Another DVD being released next month is from comedic director Dennis Dugan who has again collaborated with funny man Adam Sandler in his light hearted romantic comedy about a man who hasn’t quite grown-up.
   Sandler plays Danny, a plastic surgeon who enjoys coming onto young women by pretending that he is married at the same time as saying that he is being mistreated by his wife in order to gain their sympathy.
Just Go With It
   But his approach comes undone when he falls for the attractive Palmer (Brooklyn Decker) and she finds his (pretend) wedding ring.

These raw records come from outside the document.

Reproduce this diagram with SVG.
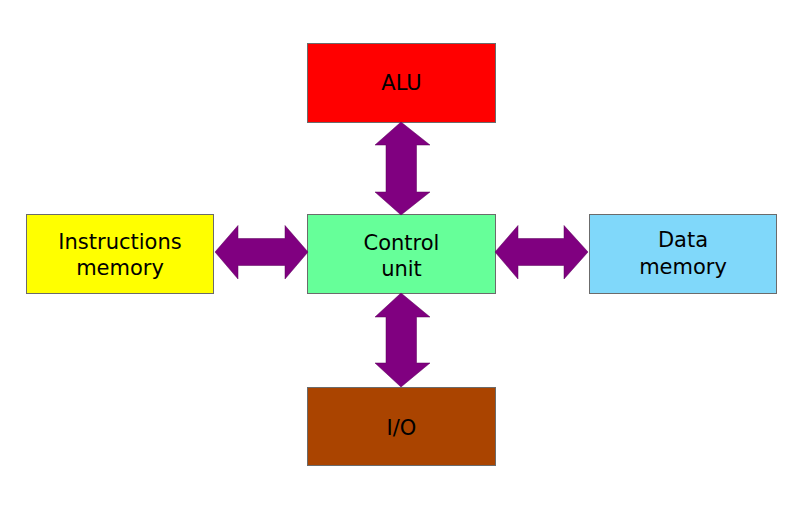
<svg xmlns="http://www.w3.org/2000/svg" width="800" height="509" viewBox="0 0 800 509">
<style>
.box{stroke:#6b6b6b;stroke-width:1}
.lbl{font-family:"DejaVu Sans",sans-serif;font-size:21px;fill:#000;text-anchor:middle}
.arr{fill:#800080;stroke:#5a005a;stroke-width:0.5}
</style>
<rect width="800" height="509" fill="#fff"/>
<g id="alu"><rect class="box" x="307.5" y="43.5" width="188" height="79" fill="#ff0000"/><text class="lbl" x="401.5" y="89.5">ALU</text></g>
<g id="control"><rect class="box" x="307.5" y="214.5" width="188" height="79" fill="#66ff99"/><text class="lbl" x="401.5" y="249.5">Control</text><text class="lbl" x="401.5" y="275.5">unit</text></g>
<g id="imem"><rect class="box" x="26.5" y="214.5" width="187" height="79" fill="#ffff00"/><text class="lbl" x="120" y="248.5">Instructions</text><text class="lbl" x="120" y="274.5">memory</text></g>
<g id="dmem"><rect class="box" x="589.5" y="214.5" width="187" height="79" fill="#80d8fa"/><text class="lbl" x="683" y="246.5">Data</text><text class="lbl" x="683" y="273.5">memory</text></g>
<g id="io"><rect class="box" x="307.5" y="387.5" width="188" height="78" fill="#aa4400"/><text class="lbl" x="401.5" y="434.5">I/O</text></g>
<g id="connectors">
<path class="arr" d="M401,122 L430,145 L416.5,145 L416.5,192 L430,192 L401,215 L375,192 L386,192 L386,145 L375,145 Z"/>
<path class="arr" d="M401,293 L430,317 L416.5,317 L416.5,363 L430,363 L401,387 L375,363 L386,363 L386,317 L375,317 Z"/>
<path class="arr" d="M215,252 L238,225.5 L238,238.5 L285,238.5 L285,225.5 L308,252 L285,279 L285,265.5 L238,265.5 L238,279 Z"/>
<path class="arr" d="M495,252 L518,225.5 L518,238.5 L564,238.5 L564,225.5 L588,252 L564,279 L564,265.5 L518,265.5 L518,279 Z"/>
</g>
</svg>
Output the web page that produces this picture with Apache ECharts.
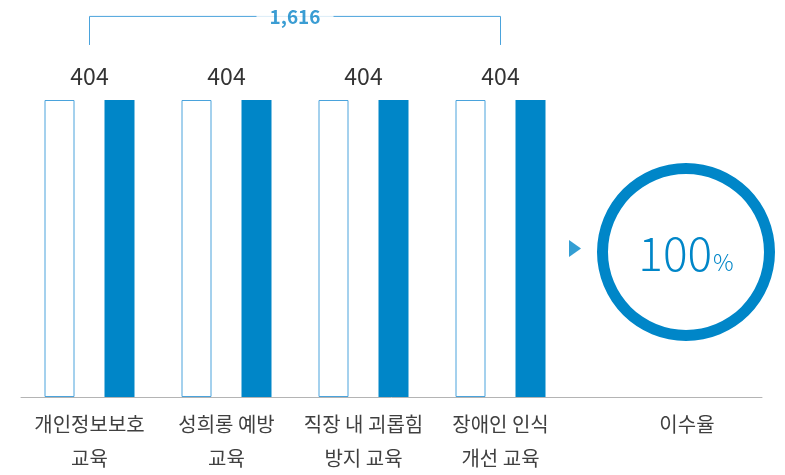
<!DOCTYPE html>
<html>
<head>
<meta charset="utf-8">
<script src="https://cdn.jsdelivr.net/npm/echarts@6/dist/echarts.min.js"></script>
<style>
html,body{margin:0;padding:0;background:#fff;}
#chart{width:785px;height:475px;}
</style>
</head>
<body>
<div id="chart"></div>
<script>
// ---- data ----
var categories = ['개인정보보호\n교육', '성희롱 예방\n교육', '직장 내 괴롭힘\n방지 교육', '장애인 인식\n개선 교육'];
var targetValues = [404, 404, 404, 404];     // hollow bars
var completedValues = [404, 404, 404, 404];  // filled bars
var rateLabel = '이수율';
var completionRate = 100;

// ---- layout helpers ----
var FONT = '"Noto Sans CJK KR", "Noto Sans", sans-serif';
var BLUE = '#0086c8';
var LIGHT = '#4aa3dc';
var catPos = categories.map(function (c, i) { return i + 0.5; });
var ratePos = 4.861;
var xMax = 741 / 137;
var yMax = Math.max.apply(null, completedValues.concat(targetValues));
var total = completedValues.reduce(function (a, b) { return a + b; }, 0);
var bracketTop = yMax * 1.2815;
var bracketBottom = yMax * 1.1853;

var labelValues = catPos.concat([ratePos]);
var labelTexts = categories.concat([rateLabel]);

var chart = echarts.init(document.getElementById('chart'));
chart.setOption({
  animation: false,
  textStyle: { fontFamily: FONT },
  grid: { left: 21, right: 23, top: 100, bottom: 73 },
  xAxis: {
    type: 'value', min: 0, max: xMax,
    splitLine: { show: false },
    axisTick: { show: false },
    axisLine: { show: true, lineStyle: { color: '#b4b4b4', width: 1 } },
    axisLabel: {
      customValues: labelValues,
      margin: 10,
      fontSize: 20, lineHeight: 34, color: '#404040', fontFamily: FONT,
      formatter: function (v) {
        var best = 0, d = 1e9;
        for (var i = 0; i < labelValues.length; i++) {
          var dd = Math.abs(labelValues[i] - v);
          if (dd < d) { d = dd; best = i; }
        }
        return labelTexts[best];
      }
    }
  },
  yAxis: { type: 'value', min: 0, max: yMax, show: false, splitLine: { show: false } },
  series: [
    {
      type: 'bar', barWidth: 30, barGap: '100%',
      data: targetValues.map(function (v, i) { return [catPos[i], v]; }),
      itemStyle: { color: '#fff', borderColor: LIGHT, borderWidth: 1 },
      silent: true
    },
    {
      type: 'bar', barWidth: 30, barGap: '100%',
      data: completedValues.map(function (v, i) { return [catPos[i], v]; }),
      itemStyle: { color: BLUE },
      label: {
        show: true, position: 'top', distance: 11, offset: [-30, 0],
        fontSize: 23, lineHeight: 26, color: '#333', fontFamily: FONT,
        formatter: function (p) { return p.value[1]; }
      },
      silent: true
    },
    {
      type: 'line', clip: false, symbol: 'none', silent: true,
      lineStyle: { color: LIGHT, width: 1 },
      data: [[catPos[0], bracketBottom], [catPos[0], bracketTop], [catPos[3], bracketTop], [catPos[3], bracketBottom]],
      z: 3
    },
    {
      type: 'scatter', clip: false, silent: true, symbolSize: 1,
      itemStyle: { color: 'rgba(0,0,0,0)' },
      data: [[(catPos[0] + catPos[3]) / 2, bracketTop]],
      label: {
        show: true, position: 'inside',
        formatter: function () { return total.toLocaleString('en-US'); },
        fontSize: 19, color: '#0a84c8', fontWeight: 'bold', fontFamily: FONT,
        backgroundColor: '#fff', padding: [2, 13]
      },
      z: 5
    },
    {
      type: 'scatter', clip: false, silent: true,
      symbol: 'triangle', symbolSize: [17, 12], symbolRotate: -90,
      itemStyle: { color: BLUE },
      data: [[4.044, yMax / 2]]
    },
    {
      type: 'pie', silent: true, center: [686, 252], radius: [78, 89],
      startAngle: 90, clockwise: true,
      itemStyle: { color: BLUE },
      emphasis: { disabled: true },
      labelLine: { show: false },
      label: {
        show: true, position: 'center',
        formatter: function () { return '{n|' + completionRate + '}{p|%}'; },
        rich: {
          n: { fontSize: 46, color: BLUE, fontFamily: FONT, fontWeight: 300, lineHeight: 50, verticalAlign: 'bottom' },
          p: { fontSize: 23, color: BLUE, fontFamily: FONT, fontWeight: 300, lineHeight: 42, verticalAlign: 'bottom', padding: [0, 0, 3, 1] }
        }
      },
      data: [{ value: completionRate, name: rateLabel }]
    }
  ]
});
</script>
</body>
</html>
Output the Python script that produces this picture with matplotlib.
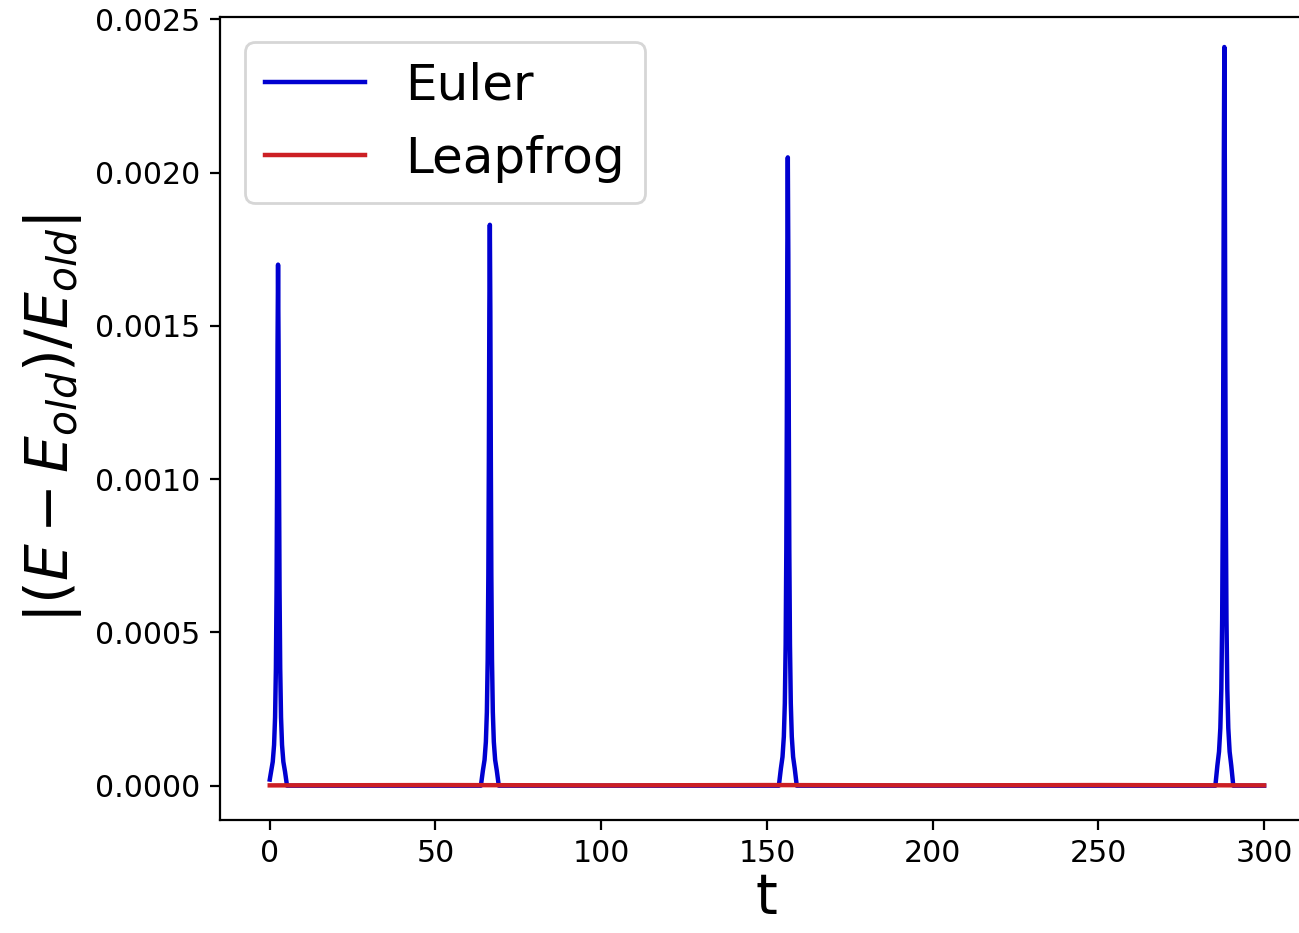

   The fun really begins when Palmer insists on meeting his wife after Danny tells her that he is actually in the process of divorcing her.
   To comply with Palmer’s demands, Danny convinces his assistant, Katherine (Jennifer Aniston) and her two children - after agreeing to take everyone to Hawaii - to pose as his family where she encounters a former school friend Devlin Adams (Nicole Kidman).
   In between his fascination for Palmer and the lies, Katherine begins to see Danny in a more romantic light.
   Even though Sandler tries to be funny it is Aniston’s character that really shines in more ways than one amidst the beautiful Hawaiian background in what is an entertaining “chick flick”.
   The DVD also has a number of funny bonus features as well as an audio commentary from Dugan and Sandler.